Начало Реформации совпадает с избранием на престол Священной Римской империи Карла V, унаследовавшего короны четырех династий - Бургундии, Австрии, Кастилии и Арагона; к его наследникам позднее перешло также господство над Венгрией, Чехией и Португалией - и это не считая громадных колониальных владений в Америке (где как раз в это время испанские конкистадоры захватывали необъятные земли вновь открытого материка), в Африке и Азии. С императорским титулом было связано приобретение огромного престижа - даже вне прямой связи с реальной властью, которой обладал глава Священной Римской империи. Этот традиционный престиж сам по себе являлся немалым фактором в борьбе Габсбургов за гегемонию в Европе.

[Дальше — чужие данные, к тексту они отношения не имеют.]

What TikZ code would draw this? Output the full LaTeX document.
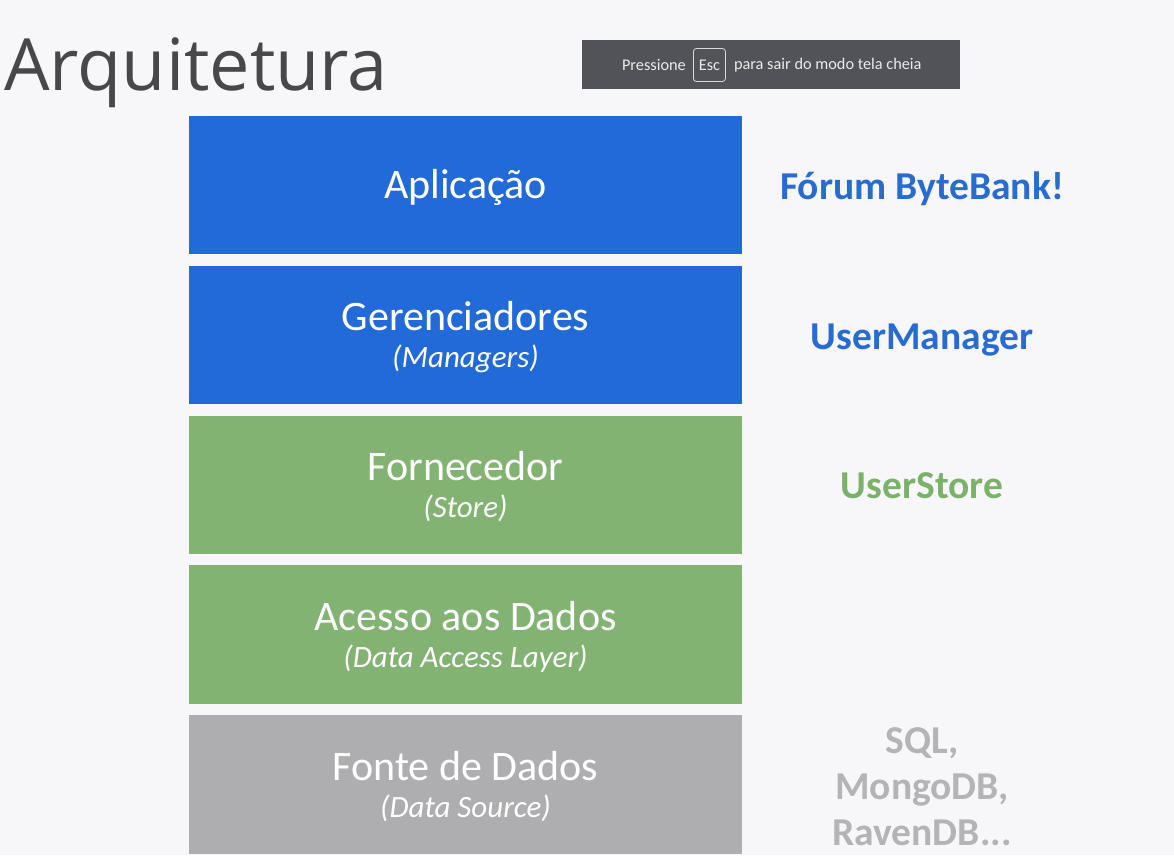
\documentclass[tikz,border=0pt]{standalone}
\usepackage{fontspec}
\setmainfont{Carlito}
\newfontfamily\titlefont{Open Sans}
\usetikzlibrary{positioning}
\definecolor{pagebg}{RGB}{247,246,249}
\definecolor{layerblue}{RGB}{35,106,217}
\definecolor{layergreen}{RGB}{130,179,115}
\definecolor{layergray}{RGB}{174,174,176}
\definecolor{tagblue}{RGB}{40,108,210}
\definecolor{taggreen}{RGB}{122,178,106}
\definecolor{taggray}{RGB}{180,180,182}
\definecolor{bargray}{RGB}{82,83,88}
\definecolor{titlegray}{RGB}{72,72,74}
\newcommand\subline[1]{{\itshape\fontsize{31}{37}\selectfont #1}}
\begin{document}
\begin{tikzpicture}[
        x=1pt, y=-1pt,
        node distance =11pt ,
        layer/.style ={minimum width=553pt, minimum height=138.5pt, inner sep=0pt, text=white, align=center, text depth=0pt, font=\fontsize{42}{37}\selectfont},
        tag/.style ={anchor=base, align=center, font=\bfseries\fontsize{39.5}{46}\selectfont},
        bartext/.style ={text=white!92!black, inner sep=0pt, font=\fontsize{16.3}{19}\selectfont},
    ]
    \fill[pagebg] (0,0) rectangle (1174,855);

    \node[anchor=base west, inner sep=0pt, text=titlegray, font=\titlefont\fontsize{72}{86}\selectfont] (title) at (4,90) {Arquitetura};

    % fullscreen banner
    \node[fill=bargray, minimum width=378pt, minimum height=49pt, inner sep=0pt] (bar) at (771,64.5) {};
    \node[bartext, anchor=east] (press) at (686,65) {Pressione};
    \node[bartext, draw=white!85!black, line width=.8pt, rounded corners=3pt, minimum width=32pt, minimum height=33pt, right=7pt of press] (esc) {Esc};
    \node[bartext, right=8pt of esc] (leave) {para sair do modo tela cheia};

    % layers
    \node[layer, fill=layerblue, text depth=3pt] (app) at (465.5,185) {Aplicação};
    \node[layer, fill=layerblue, below=of app] (mgr) {Gerenciadores\\\subline{(Managers)}};
    \node[layer, fill=layergreen, below=of mgr] (store) {Fornecedor\\\subline{(Store)}};
    \node[layer, fill=layergreen, below=of store] (dal) {Acesso aos Dados\\\subline{(Data Access Layer)}};
    \node[layer, fill=layergray, below=of dal] (src) {Fonte de Dados\\\subline{(Data Source)}};

    % examples
    \node[tag, text=tagblue] (forum) at (922,199) {Fórum ByteBank!};
    \node[tag, text=tagblue] (usermgr) at (922,349) {UserManager};
    \node[tag, text=taggreen] (userstore) at (922,498) {UserStore};
    \node[tag, text=taggray] (dbs) at (922,845) {SQL,\\MongoDB,\\RavenDB...};
\end{tikzpicture}
\end{document}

Карл V внешне мало походил на того мощного, полного решимости гиганта на коне, каким его рисовали льстившие ему художники. Это был уродливый маленький человечек с прыщеватой кожей и всегда полуоткрытым ртом - физический недостаток, который он скрывал под короткой бородкой. Из склонностей императора современники отмечали прожорливость, которая даже побудила папу в виде любезности освободить императора от поста перед причастием и которая привела к ранней подагре. Это дополнялось пристрастием к рыцарским романам, героем которых он себя воображал, да еще любовью к цветам и хоровому пению.
Укрепление императорской власти было для Карла V не только целью, но и средством к достижению заветной мечты о создании вселенской монархии - наследницы Древнего Рима или империи Карла Великого. Карл V сознательно пытался придать своей империи «наднациональный» характер, не подчеркивать ее испанскую основу и связь своих планов создания универсальной монархии с кастильской традицией крестовых походов против мавров. Поэт - современник Карла V и участник войн против Франции - Эрнандо де Асуна так определял эту программу всемирной монархии: «Один монарх, одна империя и один меч». Добиваясь избрания германским императором, Карл V в доверительном письме формулировал возможности, которые появятся у него в результате приобретения этого титула: «Мы сможем совершить много добрых и великих деяний. И не только сохранить и защитить владения, дарованные нам богом, но и в огромной степени увеличить их, таким путем обеспечивая тишину и спокойствие христианского мира, поддержание и укрепление святой католической веры, которая является нашей главной основой». А канцлер императора Меркурио Гаттинара неоднократно повторял, что Карл наделен верховной властью над миром, поскольку он «был помазан на царство самим богом, предсказан пророками, вознесен в проповедях апостолов, санкционирован рождением, жизнью и смертью нашего Христа Спасителя». Вскоре после избрания Карла на германский престол в 1519 году Гаттинара писал ему: «Ваше величество, ныне, когда господь щедро наградил Вас, возвысив над всеми другими христианскими королями и князьями до такой степени могущества, которым доныне обладал только ваш предок Карл Великий, Вы твердо стоите на пути к универсальной монархии, к тому, чтобы подчинить весь христианский мир одному пастырю»3. Гербом Карла были геркулесовы столбы - путь Европы к заморским странам; девизом - plus ultra - «все дальше».